**WORK REQUIRED:** Below is a listing; print exactly its lines from the one containing "What Apache ECharts" down to the one containing "var FONT = 'Liberation", both inclusive, with every picture left out.

═════ INPUT DATA

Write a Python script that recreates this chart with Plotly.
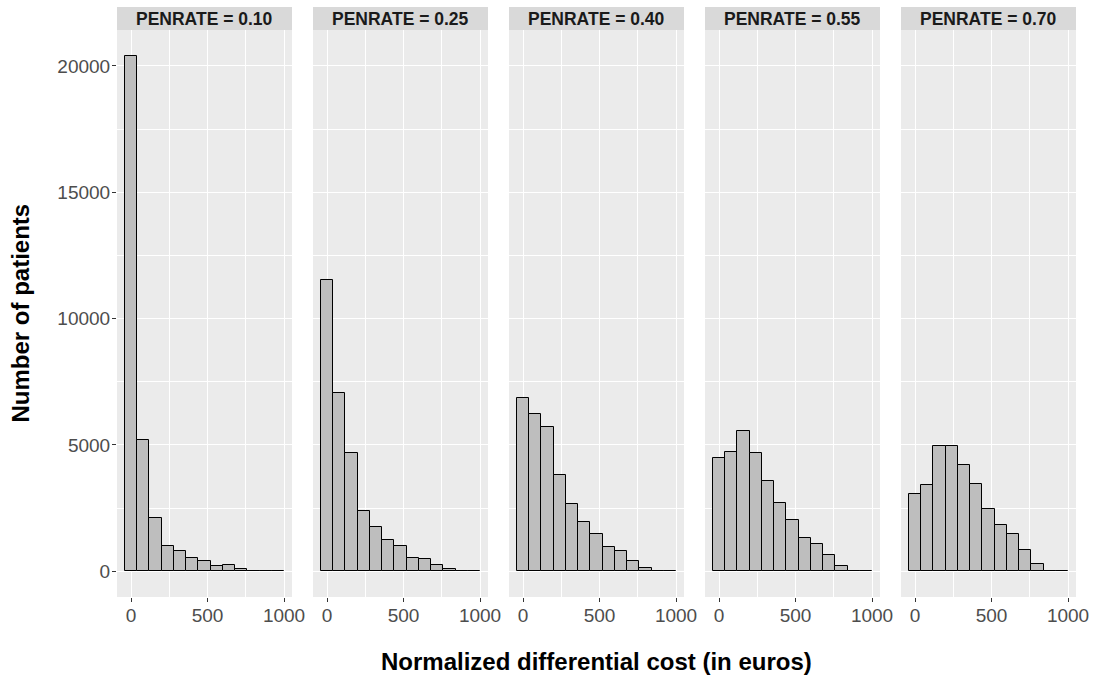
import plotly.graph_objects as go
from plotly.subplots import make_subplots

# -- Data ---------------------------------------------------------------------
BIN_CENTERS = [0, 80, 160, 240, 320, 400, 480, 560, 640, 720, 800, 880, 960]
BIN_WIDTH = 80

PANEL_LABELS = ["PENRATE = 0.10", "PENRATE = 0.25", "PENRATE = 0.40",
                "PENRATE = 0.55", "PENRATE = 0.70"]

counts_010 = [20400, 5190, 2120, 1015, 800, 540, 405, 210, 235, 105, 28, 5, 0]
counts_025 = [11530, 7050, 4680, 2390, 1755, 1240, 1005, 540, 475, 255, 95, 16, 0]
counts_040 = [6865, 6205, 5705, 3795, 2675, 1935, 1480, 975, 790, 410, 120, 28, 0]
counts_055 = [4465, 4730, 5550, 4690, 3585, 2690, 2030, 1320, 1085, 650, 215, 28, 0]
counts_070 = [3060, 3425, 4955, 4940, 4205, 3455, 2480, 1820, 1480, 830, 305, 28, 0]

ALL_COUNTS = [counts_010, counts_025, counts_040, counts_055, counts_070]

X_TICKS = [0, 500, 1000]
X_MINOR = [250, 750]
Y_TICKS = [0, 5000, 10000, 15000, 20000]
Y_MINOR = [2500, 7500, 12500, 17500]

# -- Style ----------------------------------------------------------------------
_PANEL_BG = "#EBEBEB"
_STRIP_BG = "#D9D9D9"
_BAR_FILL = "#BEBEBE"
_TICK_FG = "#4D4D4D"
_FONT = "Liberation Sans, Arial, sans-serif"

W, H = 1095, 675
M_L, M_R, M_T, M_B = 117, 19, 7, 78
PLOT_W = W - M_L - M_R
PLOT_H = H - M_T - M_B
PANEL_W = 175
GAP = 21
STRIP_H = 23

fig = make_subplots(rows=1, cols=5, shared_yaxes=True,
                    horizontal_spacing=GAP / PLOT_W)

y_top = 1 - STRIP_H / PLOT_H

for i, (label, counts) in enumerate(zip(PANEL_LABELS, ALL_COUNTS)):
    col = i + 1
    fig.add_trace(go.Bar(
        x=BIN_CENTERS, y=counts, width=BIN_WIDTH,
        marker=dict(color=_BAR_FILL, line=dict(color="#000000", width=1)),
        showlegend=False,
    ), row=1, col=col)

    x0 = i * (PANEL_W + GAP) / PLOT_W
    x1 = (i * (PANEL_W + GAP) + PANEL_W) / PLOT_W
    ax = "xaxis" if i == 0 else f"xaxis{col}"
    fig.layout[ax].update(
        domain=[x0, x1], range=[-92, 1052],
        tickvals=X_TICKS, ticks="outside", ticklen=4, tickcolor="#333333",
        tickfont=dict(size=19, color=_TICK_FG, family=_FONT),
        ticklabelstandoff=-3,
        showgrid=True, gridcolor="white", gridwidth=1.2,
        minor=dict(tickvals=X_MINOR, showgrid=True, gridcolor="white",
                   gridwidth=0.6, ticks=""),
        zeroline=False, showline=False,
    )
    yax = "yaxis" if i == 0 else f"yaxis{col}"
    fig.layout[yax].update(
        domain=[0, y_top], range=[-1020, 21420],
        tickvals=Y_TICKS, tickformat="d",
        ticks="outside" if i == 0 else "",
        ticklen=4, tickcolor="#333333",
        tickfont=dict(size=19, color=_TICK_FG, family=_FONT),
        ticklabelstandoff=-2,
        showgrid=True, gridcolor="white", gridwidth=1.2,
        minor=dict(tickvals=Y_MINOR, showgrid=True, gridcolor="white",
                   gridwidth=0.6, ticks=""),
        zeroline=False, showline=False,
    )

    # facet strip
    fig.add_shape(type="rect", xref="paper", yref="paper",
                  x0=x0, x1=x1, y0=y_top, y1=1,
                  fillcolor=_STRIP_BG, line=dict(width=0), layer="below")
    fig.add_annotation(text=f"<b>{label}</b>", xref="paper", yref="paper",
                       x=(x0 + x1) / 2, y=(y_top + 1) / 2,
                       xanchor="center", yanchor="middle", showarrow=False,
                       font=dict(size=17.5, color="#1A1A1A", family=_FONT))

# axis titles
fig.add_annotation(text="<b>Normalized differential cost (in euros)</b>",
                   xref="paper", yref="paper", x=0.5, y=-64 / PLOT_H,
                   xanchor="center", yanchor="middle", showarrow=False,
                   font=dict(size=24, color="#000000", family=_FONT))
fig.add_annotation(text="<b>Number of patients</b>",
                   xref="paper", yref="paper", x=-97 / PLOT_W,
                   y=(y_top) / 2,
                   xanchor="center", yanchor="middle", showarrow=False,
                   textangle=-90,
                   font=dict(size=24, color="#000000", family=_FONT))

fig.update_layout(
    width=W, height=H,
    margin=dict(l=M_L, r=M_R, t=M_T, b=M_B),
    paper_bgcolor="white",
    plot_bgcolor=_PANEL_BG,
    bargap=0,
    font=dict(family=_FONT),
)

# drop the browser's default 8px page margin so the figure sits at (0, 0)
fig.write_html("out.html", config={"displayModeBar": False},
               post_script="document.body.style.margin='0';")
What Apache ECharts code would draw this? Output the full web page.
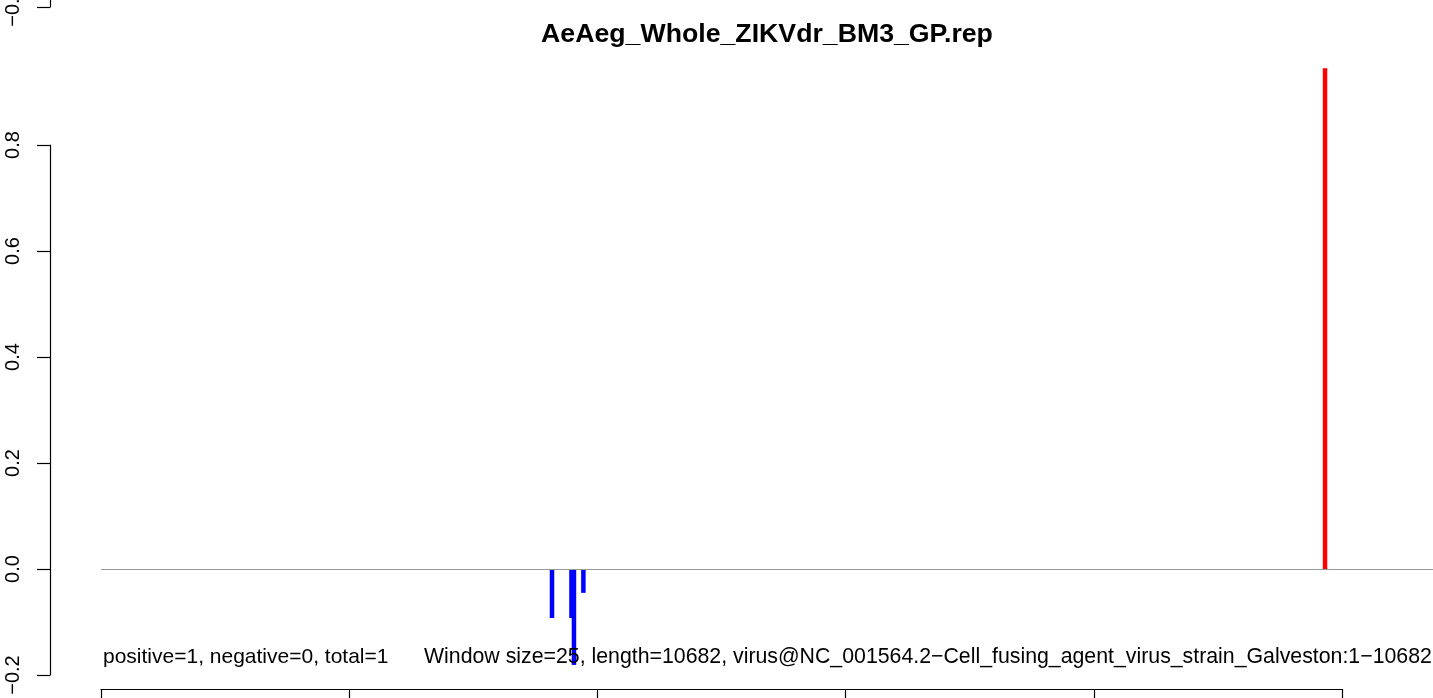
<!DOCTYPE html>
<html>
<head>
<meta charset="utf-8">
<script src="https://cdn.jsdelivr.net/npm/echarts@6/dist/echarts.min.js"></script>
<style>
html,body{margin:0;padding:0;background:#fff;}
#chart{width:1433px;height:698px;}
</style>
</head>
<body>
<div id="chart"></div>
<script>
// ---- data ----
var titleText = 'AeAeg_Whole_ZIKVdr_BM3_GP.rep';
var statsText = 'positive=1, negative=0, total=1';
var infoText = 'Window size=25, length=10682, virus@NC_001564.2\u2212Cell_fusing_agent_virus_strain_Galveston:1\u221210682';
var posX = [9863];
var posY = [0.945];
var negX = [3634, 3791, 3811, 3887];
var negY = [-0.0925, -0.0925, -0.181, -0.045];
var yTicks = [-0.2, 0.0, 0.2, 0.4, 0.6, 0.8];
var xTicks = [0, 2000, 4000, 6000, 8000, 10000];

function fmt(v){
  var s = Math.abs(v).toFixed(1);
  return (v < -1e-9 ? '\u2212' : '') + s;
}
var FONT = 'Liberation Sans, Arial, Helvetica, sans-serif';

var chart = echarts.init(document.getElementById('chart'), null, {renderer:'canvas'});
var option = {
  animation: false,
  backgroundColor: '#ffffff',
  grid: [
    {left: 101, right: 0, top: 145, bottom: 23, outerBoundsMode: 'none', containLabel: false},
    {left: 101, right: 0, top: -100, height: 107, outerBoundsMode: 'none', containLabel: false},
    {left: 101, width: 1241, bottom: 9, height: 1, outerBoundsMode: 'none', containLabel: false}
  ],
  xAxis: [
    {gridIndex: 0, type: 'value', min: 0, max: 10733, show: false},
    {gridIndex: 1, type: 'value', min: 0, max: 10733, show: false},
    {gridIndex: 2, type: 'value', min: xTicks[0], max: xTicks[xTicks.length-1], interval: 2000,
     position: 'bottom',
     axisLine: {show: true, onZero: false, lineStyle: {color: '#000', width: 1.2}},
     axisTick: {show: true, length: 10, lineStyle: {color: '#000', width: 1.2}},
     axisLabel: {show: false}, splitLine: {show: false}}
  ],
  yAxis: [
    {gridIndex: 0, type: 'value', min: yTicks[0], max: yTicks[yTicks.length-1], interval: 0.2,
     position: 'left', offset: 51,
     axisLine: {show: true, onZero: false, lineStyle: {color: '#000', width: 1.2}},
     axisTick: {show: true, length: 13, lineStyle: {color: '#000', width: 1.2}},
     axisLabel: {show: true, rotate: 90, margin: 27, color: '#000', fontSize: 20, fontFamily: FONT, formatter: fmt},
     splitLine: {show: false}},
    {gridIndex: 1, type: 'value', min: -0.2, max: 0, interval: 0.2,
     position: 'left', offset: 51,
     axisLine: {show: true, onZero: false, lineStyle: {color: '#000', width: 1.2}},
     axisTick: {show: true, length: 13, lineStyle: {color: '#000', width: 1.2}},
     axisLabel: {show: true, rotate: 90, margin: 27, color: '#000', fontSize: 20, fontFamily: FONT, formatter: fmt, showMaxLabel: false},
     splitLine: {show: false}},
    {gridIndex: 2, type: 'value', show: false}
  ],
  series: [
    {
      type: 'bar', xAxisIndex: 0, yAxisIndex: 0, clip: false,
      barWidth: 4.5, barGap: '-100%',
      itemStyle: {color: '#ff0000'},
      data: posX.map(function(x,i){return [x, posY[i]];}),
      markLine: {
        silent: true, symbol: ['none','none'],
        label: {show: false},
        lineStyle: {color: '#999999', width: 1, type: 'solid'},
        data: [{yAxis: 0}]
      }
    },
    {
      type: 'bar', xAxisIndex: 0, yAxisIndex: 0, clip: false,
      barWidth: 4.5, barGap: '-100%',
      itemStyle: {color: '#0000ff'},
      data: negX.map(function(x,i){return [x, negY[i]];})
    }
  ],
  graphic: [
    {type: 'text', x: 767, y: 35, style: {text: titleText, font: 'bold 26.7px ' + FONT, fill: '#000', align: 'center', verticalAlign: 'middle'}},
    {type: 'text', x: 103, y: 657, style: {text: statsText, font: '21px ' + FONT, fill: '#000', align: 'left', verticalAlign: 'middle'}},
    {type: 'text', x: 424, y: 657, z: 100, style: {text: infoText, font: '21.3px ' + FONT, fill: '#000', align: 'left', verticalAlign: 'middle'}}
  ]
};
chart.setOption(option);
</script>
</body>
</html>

══════════

**COMPLETED TASK:**
What Apache ECharts code would draw this? Output the full web page.
<!DOCTYPE html>
<html>
<head>
<meta charset="utf-8">
<script src="https://cdn.jsdelivr.net/npm/echarts@6/dist/echarts.min.js"></script>
<style>
html,body{margin:0;padding:0;background:#fff;}
#chart{width:1433px;height:698px;}
</style>
</head>
<body>
<div id="chart"></div>
<script>
// ---- data ----
var titleText = 'AeAeg_Whole_ZIKVdr_BM3_GP.rep';
var statsText = 'positive=1, negative=0, total=1';
var infoText = 'Window size=25, length=10682, virus@NC_001564.2\u2212Cell_fusing_agent_virus_strain_Galveston:1\u221210682';
var posX = [9863];
var posY = [0.945];
var negX = [3634, 3791, 3811, 3887];
var negY = [-0.0925, -0.0925, -0.181, -0.045];
var yTicks = [-0.2, 0.0, 0.2, 0.4, 0.6, 0.8];
var xTicks = [0, 2000, 4000, 6000, 8000, 10000];

function fmt(v){
  var s = Math.abs(v).toFixed(1);
  return (v < -1e-9 ? '\u2212' : '') + s;
}
var FONT = 'Liberation Sans, Arial, Helvetica, sans-serif';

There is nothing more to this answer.